対立しがちな性にまつわる議論に、当事者として、研究者として、一石を投じようとは思わないのだろうか。


いわゆる「正しさ」より、楽しみたい


言いたいことがあれば言いますが、女性の権利のために戦いたいとは思っていません。

私には、フェミニズムの本を書くより、「小悪魔ageha」を作るほうが魅力的。そこに対立があったかどうかを忘れるほどに市民権を得ているから。私のメインのアプローチとしては、楽しいことを楽しいと言っていたほうがいいんです。

こんな落とし穴だらけの世の中で、みんなどうやって「正しさのサバイバル」をしているのか興味はあるけれども、愛しいと思うのは、落とし穴に直進していって「ボスッ」と落ちた人のほうなんですよね。

私は単純に、いわゆる「正しく」生きられなかった人が好きなんです。

自分がそうだから。


20代で出会った「夜のオネエサン」たちは、みんなそれぞれに娘だった。

シングルマザーとして自分を育てた母親を養って看取ったホステス、「親バレ」しないよう「実家ファッション」に気を使うキャバ嬢、歌舞伎町を去り、田舎に帰った33歳ーー。


みんな何かしらあるよね

「夜のオネエサン」たちは普段、親の話なんてしないんだけど、何かの拍子に後ろに家族が見えた瞬間を書きとめました。

深く突っ込んだインタビューをしたわけでもないし、いろいろなパターンの興味深い母娘関係を集めたルポでもない。だらだらとした、こぼれ話。そこにあった彼女たちの表情や行動、自然に見えてきた景色や空気感、そのまんまなんです。

母親と仲がいい人も、悪い人も、母親がいる人も、母親と会ったことがない人もいるけど、みんなが母親について暗い顔でしゃべっていたわけではないんです。

母親に似ている顔を整形しなければ自分を保てないほどの人には、その人なりの向き合いかたがあるでしょう。この本は、母親との葛藤ってみんな何かしらあるよね、くらいの感覚です。
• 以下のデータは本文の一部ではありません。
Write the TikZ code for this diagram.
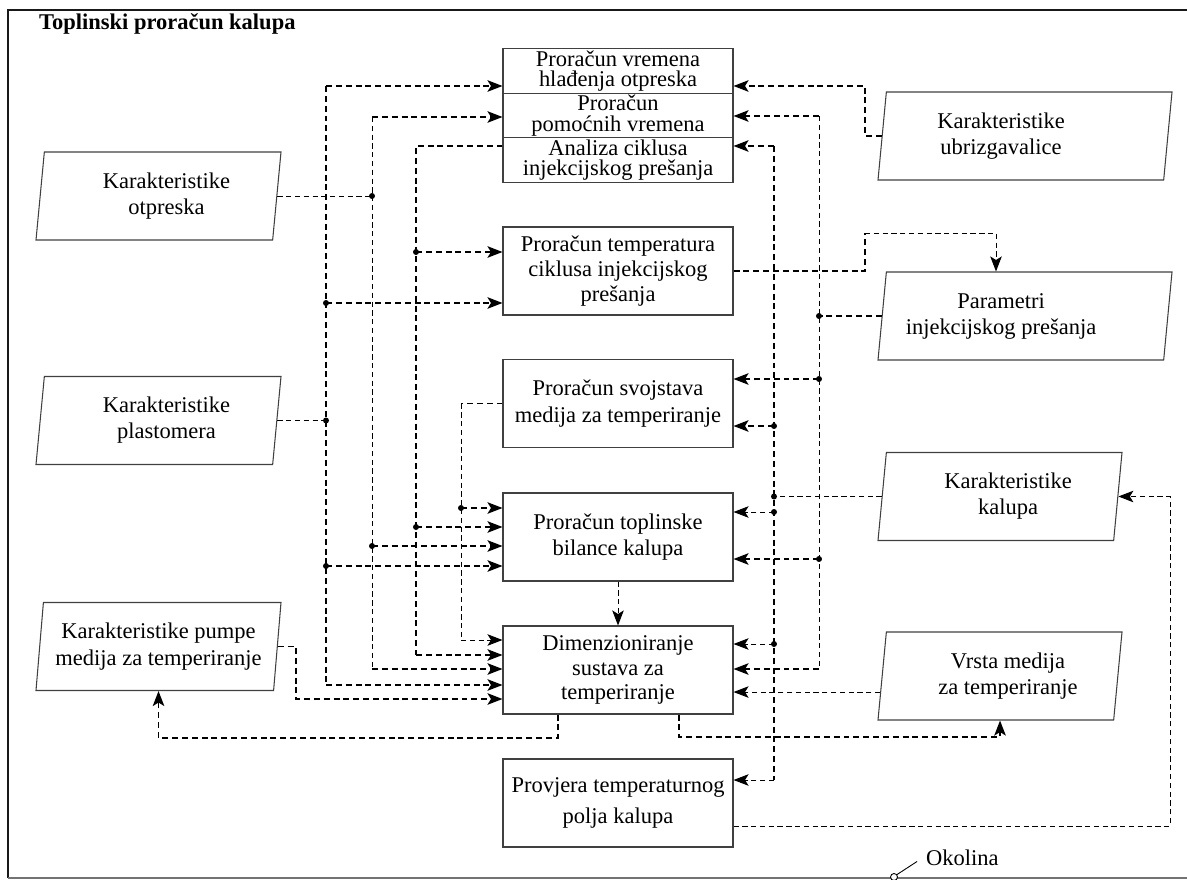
\documentclass[tikz,border=0pt]{standalone}
\usepackage{fontspec}
\setmainfont{Liberation Serif}
\usetikzlibrary{shapes.geometric,arrows.meta,positioning,calc}

% tekst pomaknut unutar paralelograma
\newcommand{\pomak}[2]{\hspace*{#1}\begin{tabular}{@{}c@{}}#2\end{tabular}}

\begin{document}
\begin{tikzpicture}[x=0.2mm, y=-0.2mm,
  proc/.style={rectangle, draw=black!75, line width=0.6pt, minimum width=46mm,
               minimum height=17.6mm, inner sep=0pt, align=center,
               font=\fontsize{12.8}{14}\selectfont},
  cell/.style={proc, minimum height=8.9mm, font=\fontsize{12.8}{11.6}\selectfont},
  data/.style={trapezium, trapezium left angle=81, trapezium right angle=99,
               trapezium stretches body, draw=black!75, line width=0.6pt,
               minimum height=17.6mm, inner sep=0pt, align=center,
               font=\fontsize{12.8}{15}\selectfont},
  arr/.style={-{Stealth[length=3mm, width=2.3mm, inset=0.7mm]}},
  bus/.style={line width=1.05pt, dash pattern=on 3.4pt off 2.2pt},
  tap/.style={line width=0.55pt, dash pattern=on 3pt off 2pt}
]
\useasboundingbox (0,0) rectangle (1187,879);

% okvir i naslov
\draw[line width=0.9pt, black!90] (1187,10) -- (8,10) -- (8,878);
\draw[line width=0.9pt, black!55] (8,878) -- (1187,878);
\node[anchor=west, font=\fontsize{12.8}{14}\selectfont\bfseries] (tit) at (33,24) {Toplinski proračun kalupa};

% proračunski blokovi
\node[cell] (hla) at (618,71)    {Proračun vremena\\hlađenja otpreska};
\node[cell] (pom) at (618,115.5) {Proračun\\pomoćnih vremena};
\node[cell] (ana) at (618,160)   {Analiza ciklusa\\injekcijskog prešanja};
\node[proc] (temp) at (618,271)  {Proračun temperatura\\ciklusa injekcijskog\\prešanja};
\node[proc, font=\fontsize{12.8}{15}\selectfont] (svoj) at (618,403.5) {Proračun svojstava\\medija za temperiranje};
\node[proc, font=\fontsize{12.8}{15}\selectfont] (bil) at (618,537) {Proračun toplinske\\bilance kalupa};
\node[proc] (dim) at (618,670)   {Dimenzioniranje\\sustava za\\temperiranje};
\node[proc, font=\fontsize{12.8}{17.5}\selectfont] (prov) at (618,803) {Provjera temperaturnog\\polja kalupa};

% ulazni podaci
\node[data, minimum width=49mm] (otp) at (158.5,196)   {\pomak{3.2mm}{Karakteristike\\otpreska}};
\node[data, minimum width=49mm] (pla) at (158.5,420.5) {\pomak{3.2mm}{Karakteristike\\plastomera}};
\node[data, minimum width=49mm] (pum) at (158.5,646.5) {Karakteristike pumpe\\medija za temperiranje};
\node[data, minimum width=58.8mm] (ubr) at (1025,136) {\pomak{-9.6mm}{Karakteristike\\ubrizgavalice}};
\node[data, minimum width=58.8mm] (par) at (1025,316) {\pomak{-9.6mm}{Parametri\\injekcijskog prešanja}};
\node[data, minimum width=48.8mm] (kal) at (1000,496.5) {\pomak{3.2mm}{Karakteristike\\kalupa}};
\node[data, minimum width=48.8mm] (vrs) at (1000,676)   {\pomak{3.2mm}{Vrsta medija\\za temperiranje}};

% sabirnice
\coordinate (xA) at (326,0);
\coordinate (xB) at (372,0);
\coordinate (xD) at (461,0);
\coordinate (xE) at (774,0);
\coordinate (xF) at (819,0);

\coordinate (a0) at (326,86);  \coordinate (a1) at (326,303);
\coordinate (a2) at (pla.east -| xA);
\coordinate (a3) at (326,566); \coordinate (a4) at (326,685);

\coordinate (b0) at (372,117);
\coordinate (b1) at (otp.east -| xB);
\coordinate (b2) at (372,546); \coordinate (b3) at (372,669);

\coordinate (c0) at (416,146); \coordinate (c1) at (416,252);
\coordinate (c2) at (416,527); \coordinate (c3) at (416,655);

\coordinate (d0) at (svoj.west -| xD);
\coordinate (d1) at (461,508); \coordinate (d2) at (461,640);

\coordinate (e0) at (774,146); \coordinate (e1) at (774,426);
\coordinate (e2) at (kal.west -| xE);
\coordinate (e3) at (774,512); \coordinate (e4) at (774,644);
\coordinate (e5) at (774,780);

\coordinate (f0) at (819,116);
\coordinate (f1) at (par.west -| xF);
\coordinate (f2) at (819,379); \coordinate (f3) at (819,559);
\coordinate (f4) at (819,669);

% lijeva strana
\draw[bus] (a0) -- (a4);
\draw[tap] (pla.east) -- (a2);
\draw[bus, arr] (a0) -- (hla.west |- a0);
\draw[bus, arr] (a1) -- (temp.west |- a1);
\draw[bus, arr] (a3) -- (bil.west |- a3);
\draw[bus, arr] (a4) -- (dim.west |- a4);

\draw[tap] (b0) -- (b3);
\draw[tap] (otp.east) -- (b1);
\draw[bus, arr] (b0) -- (pom.west |- b0);
\draw[bus, arr] (b2) -- (bil.west |- b2);
\draw[bus, arr] (b3) -- (dim.west |- b3);

\draw[bus] (ana.west |- c0) -- (c0) -- (c3);
\draw[bus, arr] (c1) -- (temp.west |- c1);
\draw[bus, arr] (c2) -- (bil.west |- c2);
\draw[bus, arr] (c3) -- (dim.west |- c3);

\draw[bus] (svoj.west) -- (d0);
\draw[tap] (d0) -- (d2);
\draw[bus, arr] (d1) -- (bil.west |- d1);
\draw[tap, arr] (d2) -- (dim.west |- d2);

% desna strana
\draw[bus] (e0) -- (e5);
\draw[tap] (kal.west) -- (e2);
\draw[bus, arr] (e0) -- (ana.east |- e0);
\draw[bus, arr] (e1) -- (svoj.east |- e1);
\draw[tap, arr] (e3) -- (bil.east |- e3);
\draw[tap, arr] (e4) -- (dim.east |- e4);
\draw[tap, arr] (e5) -- (prov.east |- e5);

\draw[tap] (f0) -- (f4);
\draw[bus] (par.west) -- (f1);
\draw[bus, arr] (f0) -- (pom.east |- f0);
\draw[bus, arr] (f2) -- (svoj.east |- f2);
\draw[bus, arr] (f3) -- (bil.east |- f3);
\draw[bus, arr] (f4) -- (dim.east |- f4);

\foreach \j in {a1,a2,a3,b1,b2,c1,c2,d1,e1,e2,e3,e4,f1,f2,f3}
  \fill (\j) circle[radius=0.6mm];

% ostale veze
\coordinate (ub) at (865,86);
\draw[bus, arr] (ubr.west) -| (ub) -- (hla.east |- ub);

\coordinate (tp) at (865,233);
\coordinate (tq) at (996,233);
\draw[bus] (temp.east) -| (tp);
\draw[tap, arr] (tp) -- (tq) -- (par.north -| tq);

\draw[tap, arr] (bil) -- (dim);

\coordinate (pp) at (296,699);
\draw[bus, arr] (pum.east) -| (pp) -- (dim.west |- pp);

\coordinate (dp) at (558,738);
\draw[bus, arr] (dim.south -| dp) -- (dp) -| (pum.south);

\coordinate (dv) at (679,737);
\draw[bus, arr] (dim.south -| dv) -- (dv) -| (vrs.south);

\coordinate (vd) at ($(vrs.bottom left corner)!0.32!(vrs.top left corner)$);
\draw[tap, arr] (vd) -- (dim.east |- vd);

\coordinate (pk) at (1170,826);
\draw[tap, arr] (prov.east |- pk) -- (pk) |- (kal.east);

% okolina
\node[anchor=west, font=\fontsize{12.8}{14}\selectfont] (oko) at (920,858) {Okolina};
\coordinate (okc) at (894,877);
\draw[line width=0.5pt] ([shift={(40:0.7mm)}]okc) -- ([xshift=-0.6mm, yshift=-0.7mm]oko.west);
\draw[line width=0.5pt, fill=white] (okc) circle[radius=0.7mm];

\end{tikzpicture}
\end{document}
娘から見たら母親って怖いし、矛盾してるし、オンナでもあるし、おどろおどろしい存在だけれども、母親にとっても娘はかなりモンスターなはず。

娘は母親の思うようにならないし、母親も娘の思うようにはならない。だから娘である人にも、母である人にも、娘であり母である人にも読んでもらいたいですね。あと、AV女優の娘がいる人にも。

「夜のオネエサン」がどういう母娘関係なのかなというエイリアン的な興味で開いてもらってもいいですしね。意外と普通だな、私たちと変わらないな、と感じるかもしれません。

「あそこ」にあった空気感って、私たちの間だけで共有していたけど、似たような空気感は、私たちではないところにもあるかもしれない。

シンデレラやグレーテルみたいに母親にいじめられている娘は「夜のオネエサン」の中にもいくらでもいる。だけど、いじめやネグレクトをされたわけでなく、わりと真っ当だと思われる母親がいて、それでも母親の影がいつもあって。

すごく重いわけでも苦しいわけでもない母親との軋轢って、<それはそれなりに不幸で、でもシンデレラほど不幸ではない私たちの宿命>なんですよね。


親との確執なんていうと、世界にあるよくわからない選択を説明付けるのにうってつけだから、自分も世間もとりあえずはそれで語ろうとする。

親への反抗、親へのコンプレックス、親への復讐......。誰のポケットにも、そんなことにこじつけられるような思い出はあるわけだし。

ただ、そんなものがなくても人はおかしな選択はするのだ。